7.  To resist changes to your language that you are not comfortable with.  For example, using the lexicalized form of "email"  (The letters "E-M-I-L" (starting with an "e" and then using partially formed/overlapping "m/a/i" letters and ending with a strong L or a deformed ILY handshape) -- moving toward the person receiving the email) rather than adopting the sign "EMAIL."
--Dr. Vicars
 

In a message dated 2/22/2005 1:11:26 PM Pacific Daylight Time, cevans@warren.k12.in.us writes:
ANything specific on those three words? #CAR #BUSY #BED?  For example, you would not sign BED when talking about the bed of a pick up truck or a flower bed.
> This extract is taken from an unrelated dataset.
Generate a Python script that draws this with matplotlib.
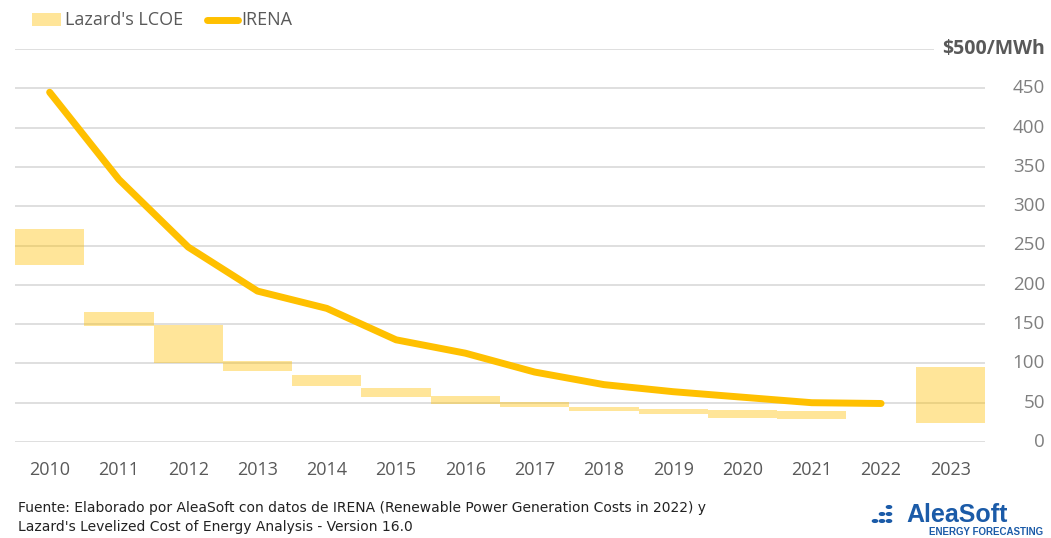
import matplotlib
matplotlib.use("Agg")
import matplotlib.pyplot as plt
from matplotlib.patches import Rectangle, Circle
from matplotlib.lines import Line2D
import numpy as np

years = ["2010", "2011", "2012", "2013", "2014", "2015", "2016", "2017",
         "2018", "2019", "2020", "2021", "2022", "2023"]
lazard_low = [225, 148, 100, 90, 71, 57, 48, 45, 40, 35, 30, 29, None, 24]
lazard_high = [271, 165, 149, 103, 85, 69, 59, 51, 45, 42, 41, 40, None, 95]
irena = [445, 334, 248, 192, 170, 130, 113, 89, 73, 64, 57, 50, 49]

yticks = [0, 50, 100, 150, 200, 250, 300, 350, 400, 450]

W, H = 1051, 538
fig = plt.figure(figsize=(W / 100, H / 100), dpi=100)
ax = fig.add_axes([15 / W, (H - 442) / H, 970 / W, 393 / H])
font = "Open Sans"
grey = "#595959"
ygrey = "#7F7F7F"
line_col = "#FFC000"

x = np.arange(len(years))
for i, (lo, hi) in enumerate(zip(lazard_low, lazard_high)):
    if lo is None:
        continue
    ax.bar(x[i], hi - lo, bottom=lo, width=1.0, color=line_col, alpha=0.4,
           linewidth=0, zorder=3)

ax.plot(x[:len(irena)], irena, color=line_col, lw=5, solid_capstyle="round",
        solid_joinstyle="round", zorder=4)

ax.set_xlim(-0.5, len(years) - 0.5)
ax.set_ylim(0, 500)
for v in yticks + [500]:
    ax.axhline(v, color="#D9D9D9", lw=1.2, zorder=1)
for s in ax.spines.values():
    s.set_visible(False)
ax.set_xticks(x)
ax.set_xticklabels(years, fontsize=13, color=grey, family=font)
ax.tick_params(axis="x", length=0, pad=14)
ax.set_yticks([])

ytrans = ax.get_yaxis_transform()
xlab = (1045 - 15) / 970
for v in yticks:
    ax.text(xlab, v, str(v), transform=ytrans, ha="right", va="center",
            fontsize=13.5, color=ygrey, family=font, clip_on=False)

fig.text(1045 / W, (H - 49) / H, "$500/MWh", ha="right", va="center",
         fontsize=14, fontweight="bold", color=grey, family=font,
         bbox=dict(facecolor="white", edgecolor="none", pad=6))

# legend
fig.patches.append(Rectangle((32 / W, (H - 26) / H), 29 / W, 13 / H,
                             transform=fig.transFigure, color=line_col, alpha=0.4,
                             linewidth=0))
fig.text(65 / W, (H - 20) / H, "Lazard's LCOE", ha="left", va="center",
         fontsize=13, color=grey, family=font)
fig.lines.append(Line2D([207 / W, 238 / W], [(H - 20) / H, (H - 20) / H],
                        transform=fig.transFigure, color=line_col, lw=5,
                        solid_capstyle="round"))
fig.text(241 / W, (H - 20) / H, "IRENA", ha="left", va="center",
         fontsize=13, color=grey, family=font)

# footer
fig.text(18 / W, (H - 508) / H,
         "Fuente: Elaborado por AleaSoft con datos de IRENA (Renewable Power Generation Costs in 2022) y",
         ha="left", va="center", fontsize=10, color="#222222", family="Liberation Sans Narrow")
fig.text(18 / W, (H - 527) / H,
         "Lazard's Levelized Cost of Energy Analysis - Version 16.0",
         ha="left", va="center", fontsize=10, color="#222222", family="Liberation Sans Narrow")

# logo
blue = "#1B5BA8"
fig.text(1008 / W, (H - 515) / H, "AleaSoft", ha="right", va="center",
         fontsize=18, fontweight="bold", color=blue, family="Liberation Sans")
fig.text(1043 / W, (H - 532) / H, "ENERGY FORECASTING", ha="right", va="center",
         fontsize=7, fontweight="bold", color=blue, family="Liberation Sans")
for dx, dy in [(875, 521), (882, 521), (882, 514), (889, 521), (889, 514), (889, 507)]:
    fig.patches.append(Circle((dx / W, (H - dy) / H), 2.6 / W,
                              transform=fig.transFigure, color=blue))

fig.savefig("out.png", dpi=100)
It was suggested to me that your would #BUSY when talking about the photo copier being busy, or the phone line was busy. and BUSY would be more for a person being busy.

What so you think?

CJE
Cheryl,
Yeah...I know what you are talking about.  It has to do with semantics.  Certain signs have a specific meaning and can't be used to mean other things.  For example, the sign "BED" (flat hand against side of head) refers to the thing you sleep in.  The sign BED would not be appropriate if you were talking about a truck bed or a flower bed.  You'd fingerspell B-E-D in those circumstances. 
Phones are B-U-S-Y (fingerspelled)  not BUSY (signed).  Also there is a difference between #BUSY (lexicalized sign)  and B-U-S-Y (fingerspelled sign).   I just interviewed three Deaf co-workers (capital D) and they all used #BUSY to mean "very busy" and B-U-S-Y to indicate a busy dial tone.